Remember chargebacks? It’s the practice of tracking how much
bandwidth, CPU time, disk storage or other expensive IT stuff a specific employee
or business unit is using, and then charging them for what they used. The idea
is that if people have to pay for what they use, they’ll use less of it.
Great idea, except it gets so complicated and cumbersome that very few IT organizations I talk to these days bother with it. Half the time, they don’t even know how many virtual machines they’re running or how much disk space they have, much less who’s using them or how the heck to charge them for it. Then there’s the monumental hassle of getting agreement on chargeback formulas, as well as all the paperwork required to issue and pay the bills. It doesn’t quite make sense, especially in a recession, when you remember you’re only talking about “funny money” – shifting pocket change from one pocket of the corporate pants into another, rather than spending your time getting more money from customers.
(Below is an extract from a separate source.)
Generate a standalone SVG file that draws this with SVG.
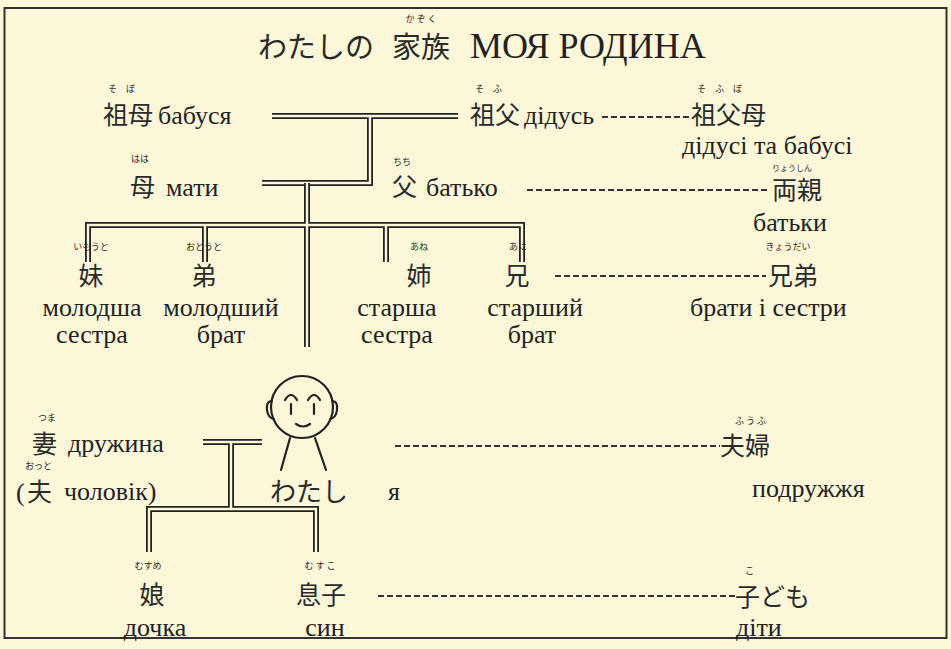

But how about if you could just show people how many IT resources they were wasting, holding them up to public ridicule – or at least pressure from their bosses – to hold down their ravenous appetites? That’s how some customers are using Hyper9’s Virtualization Optimization Suite, according to the company’s Director of Product Management Jonathan Reeve. It’s called “showback,” he says, when the offender is just shown the error of their ways – say, a report listing all the VMs they created to test a new application and never shut down, leaving them to eat up power, CPU cycles and disk space. “Shameback” is – well, when the conversation gets more pointed. If Sigmund Freud were a data center manager, he would have figured this out long ago.